The various strands of monarchists, Hindutva and other conservative parties have failed to come up with any Madheshi politico that can stand alongside Rajendra Lingden, Kamal Thapa or even a rank outsider such as Rabi Lamichhane. There are Pahadi leaders like Sharad Singh Bhandari or Ashok Rai in "Madheshbadi" parties just as there are Madheshi cadres in parties that nobody dare call "Pahadbadi"! Ethnonational hegemony is strengthened with control over the nomenclature.
These are the ground realities of Nepali politics that force aspiring Madheshi politicos to choose Pahadi partners during every election. Faced with a take it or leave it deal, the Loktantrik Samajbadi Party had no option but to accept the offer of the support of the ruling coalition in all of seven constituencies out of a total of 165 electoral units, and none of them falls in the hilly or mountainous region. Ironically, it's a lose-lose game for both the signatories of the unpalatable deal. The Loktantrik Samajbadi Party is unlikely to contribute much to the tally of the coalition partners—its committed voters will probably opt for the Janata Samajbadi Party candidate wherever possible. Supporters of the ruling parties are even less likely to vote for Loktantrik Samajbadi Party contestants. The support base of the Congress and the UML in Madhesh consists largely of habitual conformists.
According to the theory of system justification, a significant section of the population is often "motivated to defend the status quo because doing so serves fundamental psychological needs for certainty, security, and social acceptance". Voting for mainstream parties establishes one's "nationalist credentials" while regional parties have little to offer to its passive supporters.
After some hard bargaining with both the contesting teams—the ruling coalition of disparate parties and the oppositional alliance of jingoistic forces of the left and right—it seems Upendra Yadav has secured a better deal for his outfit from the ethnonational demagogue Khadga Prasad Sharma Oli. Three more considerations seem to have made the choice more compelling for Yadav—proportional votes, provincial politics and caste considerations. The option of friendly contests in constituencies outside the deal will make the Janata Samajbadi Party accumulate some votes to increase its proportional representation tally. Chieftain Sharma Oli seems to have accepted that his party has no chance of emerging as the dominant player in Madhesh and is ready to cede that space to the Janata Samajbadi Party. The clinching factor, however, seems to have been the calculation of caste arithmetic.

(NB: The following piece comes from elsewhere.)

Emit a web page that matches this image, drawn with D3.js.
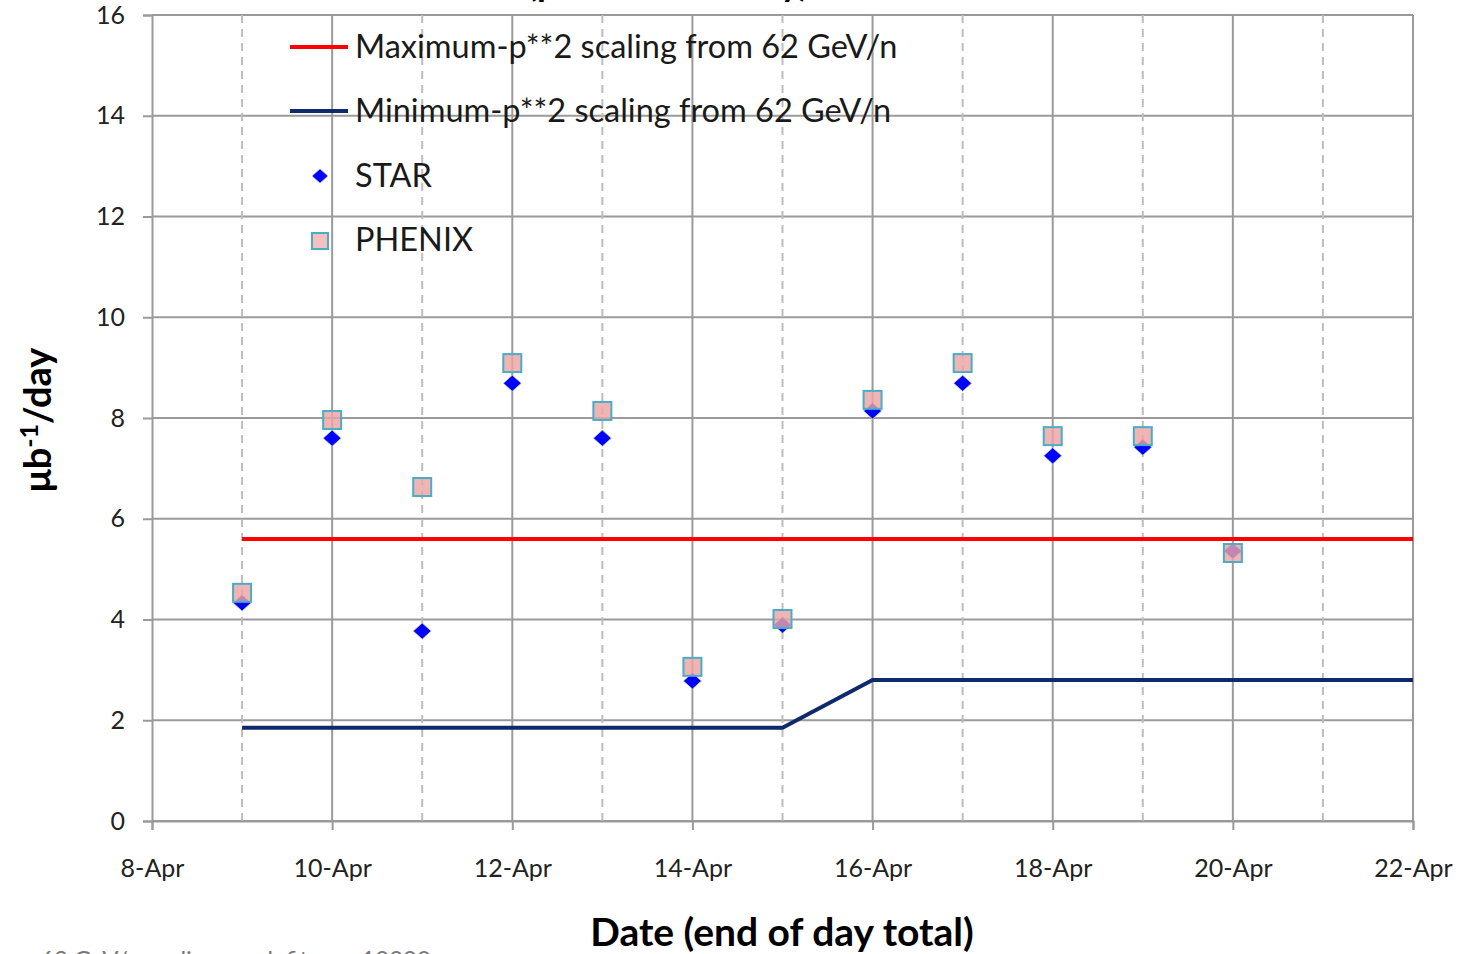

Like most voters in the Ganga plains, people don't cast their votes during elections, they vote their caste to assert kinship, identity, solidarity and pride. The UML support base in Madhesh consists mainly of Brahmins, Baniyas and Khas-Arya Pahadis. The Janata Samajbadi Party is primarily a party of Yadavs and Muslims that Mulayam Singh Yadav pioneered in Uttar Pradesh and Laloo Prasad Yadav popularised as MY (Muslim-Yadav) mantra in Bihar. (Incidentally, the Yadav patriarch of Uttar Pradesh, aged 82, passed away on October 10, 2022 after a long illness. May his soul rest in peace.)
The Janata Samajbadi Party has also succeeded in attracting a significant section of Pahadi Janajatis to its ranks. The complementarities of the support base of the UML and the Janata Samajbadi Party can prove to be a winning combination in an ideologically-free election. In any case, neither Sharma Oli nor Yadav is too well known for their ideological convictions. They win, Madhesh loses.